Para os cidadãos da Roma Antiga, o vinho era uma necessidade diária. Ao expandirem as fronteiras do império pela Europa, a leste e oeste, levaram a tiracolo mudas de parreiras, ferramentas e conhecimento agrícola. Desse modo, ajudaram a disseminar e fortalecer a viticultura tanto em regiões que se tornaram referência na produção de vinho, como Bordeaux, na França, quanto em outras pouco celebradas, um tanto escondidas dos guias e manuais, mas com história de produção igualmente rica e condições ideais para produzir uma bebida de alta qualidade.

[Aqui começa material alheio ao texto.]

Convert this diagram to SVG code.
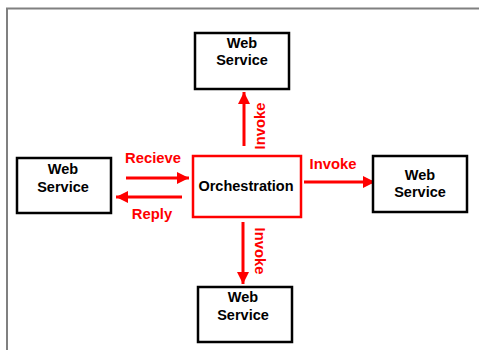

Bierzo, em Castilla Y León, no noroeste da Espanha, é um dos nacos que merece visibilidade. Sabe-se haver videiras por lá há pelo menos 2 000 anos, desde que o naturalista Plínio, o Velho (23-79) tratou de descrevê-las. Na Idade Média, a chegada de cistercienses ajudou a promover ainda mais a prática, ampliando as áreas cultivadas e tornando os rótulos locais celebrados na Espanha. A produção, contudo, sofreu com a praga da filoxera, de imensa devastação no século XIX. O resultado foi a irrelevância.
Agora, contudo, em fascinante movimento — e graças ao trabalho de respeitados enólogos — há rápida recuperação de prestígio. O atual sucesso tem relação direta com a geologia de Bierzo. Há, ali, variedade de solos distintos, o que faz com que brotem pequenos espaços de terra afeitos a modalidades diferentes, como acontece na Borgonha francesa. Cada vinhedo — ou parcela, como ensina o jargão — recebe um nome e tem características próprias. Alguns, localizados em partes mais baixas da Serra dos Ancares, têm textura mais argilosa. Outros exibem maior concentração de minerais como a ardósia. Tudo isso se reflete na qualidade das uvas, especialmente na Mencía, principal cepa local. Há um outro aspecto interessante, a grande concentração de vinhas velhas — são mais de 3 500 hectares de vinhedos para lá de centenários. Tradicionalmente, videiras de mais idade produzem menos, mas as uvas são de qualidade excepcional, refletem de forma clara o chamado terroir, a combinação de fatores que tornam cada pequeno naco de terra um canto cobiçado pelos produtores.
Some-se à evidente qualidade do que a natureza entrega uma mudança de hábito dos consumidores. Durante décadas, sob influência do crítico americano Robert Parker, o mercado preferia vinhos mais potentes e estruturados, com longas passagens por barricas de madeira. Nos últimos anos, porém, o paladar se voltou para outro lado do espectro: vinhos mais frescos e leves. Os rótulos produzidos em Bierzo ostentam esse perfil rejuvenescido (e mais em conta). Hoje, os melhores exemplares são comparados aos grandes vinhos de Pinot Noir da Borgonha e e Nebbiolo, na região de Barolo, na Itália.
A onda tem um rosto: o veterano enólogo Raúl Pérez, onipresente na celebração da variedade Mencía e um dos líderes do trabalho que fez Bierzo ser reconhecida, a partir de 1989, como região de Denominação de Origem, selo que indica a procedência do vinho. Nascido e criado entre os vinhedos, Pérez cultivou raízes, e de lá não sai, a não ser para viagens de divulgação. Professor cuidadoso, o mentor formou uma novíssima geração de profissionais. É o caso do jovem enólogo Diego Magaña, à frente do Dominio de Anza. Filho de viticultores, ele decidiu se afastar da empresa do pai para desenvolver um projeto próprio. Sua metodologia de trabalho é comprar as melhores uvas dos produtores de Bierzo e preparar o vinho com a menor intervenção possível. Passa a bebida por barricas, mas evita ao máximo que os aromas e sabores da madeira, antes tão buscados, se sobreponham ao perfil fresco da fruta vermelha. É lida delicada. O resultado são garrafas que podem ser consumidas agora mesmo, mas ganham vida com a guarda. “Um grande vinho está sempre pronto para ser bebido”, diz Magaña. Grandes vinhos que, revelam as enciclopédias, já passeavam por aquelas bandas, mas esperavam a oportunidade associada a novos conhecimentos para alcançar o merecido relevo. De Plínio, o Velho, que sabia das coisas, depois de tudo experimentar naquele canto da Espanha rico em vinhos: “é uma substância tão atraente que muitos acreditam não existir outro prazer na vida”.